Based on our review of ISS and Glass Lewis vote recommendations, a common reason cited for receiving an “against” vote was a pay-for-performance disconnect.  For ISS, this outcome was triggered when a company’s 1- and 3-year Total Shareholder Return (TSR) fell below industry GICS (global industrial classification standard) codes, without a corresponding adjustment in CEO pay.  Poor pay practices such as the use of tax gross-ups and single-triggers on Change in Control benefits also influenced a number of “against” votes.  In some cases, poor disclosure and excessive compensation were cited as contributing factors.

Increasing the Likelihood of  Shareholder Support

Companies can do several things to increase their level of shareholder support for SOP votes in the 2012 proxy season. 

Enhance Proxy Disclosure

The Compensation Discussion and Analysis (CD&A) is the basis of shareholder votes and should be written clearly and presented in an easy-to-read format.  Using tables, graphs and bullets can focus the reader on key points.  While not required, an executive summary allows companies to tell their “story,” reinforce pay-performance alignment and highlight pay practices shareholders will view positively.  The CD&A should plainly discuss incentive plan metrics and payouts, as well as any data, analysis and information considered in the compensation committee’s decisions.  Peer groups will receive increased scrutiny next year, when ISS adds peer data to its vote methodology. 

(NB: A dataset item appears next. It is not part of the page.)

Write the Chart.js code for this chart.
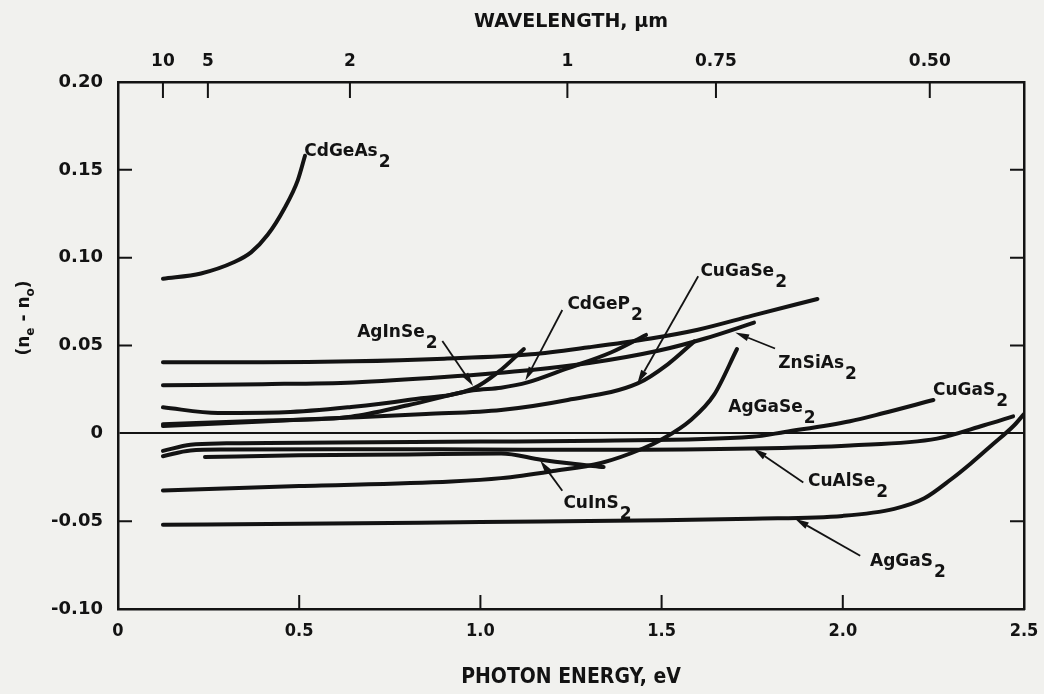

Understand Shareholder Criticisms

How companies respond to concerns about executive pay programs will be an important factor in future votes.  It is critical to understand the voting policies of major shareholders and any issues raised as concerns, even if they didn’t result in an “against” recommendation.  Compensation committees should discuss these concerns and consider whether to make changes to pay programs.  Companies should provide enhanced disclosure to rationalize  pay programs and decisions in light of investor concerns.

Some changes made by companies include amending employment agreements to eliminate golden parachute tax gross-ups (Disney); adding performance conditions for equity grants (Umpqua, Lockheed Martin, GE); reducing compensation (Key Corp), and changing peer groups (Occidental).

Improve Shareholder Communications

One positive impact of say-on-pay is that it has increased communication between companies and their shareholders. A two-way dialogue with major shareholders throughout the year can increase the likelihood of support for say-on-pay. 

In Summary

Shareholder advisory votes on pay packages were mandated with little notice for the 2011 proxy season, leaving investors and advisory firms with limited resources and time to prepare. As say-on-pay moves into its second year, scrutiny of executive pay practices will continue.  ISS has already changed its methodology for their vote recommendations. Companies that received shareholder support last year are not guaranteed the same result in 2012. 

Overall, monitoring and aligning the pay-for-performance relationship should be an ongoing responsibility and focus of compensation committees.  It is not too late to make well informed decisions, engage shareholders and improve disclosure to increase the likelihood of receiving a positive say-on-pay result in 2012.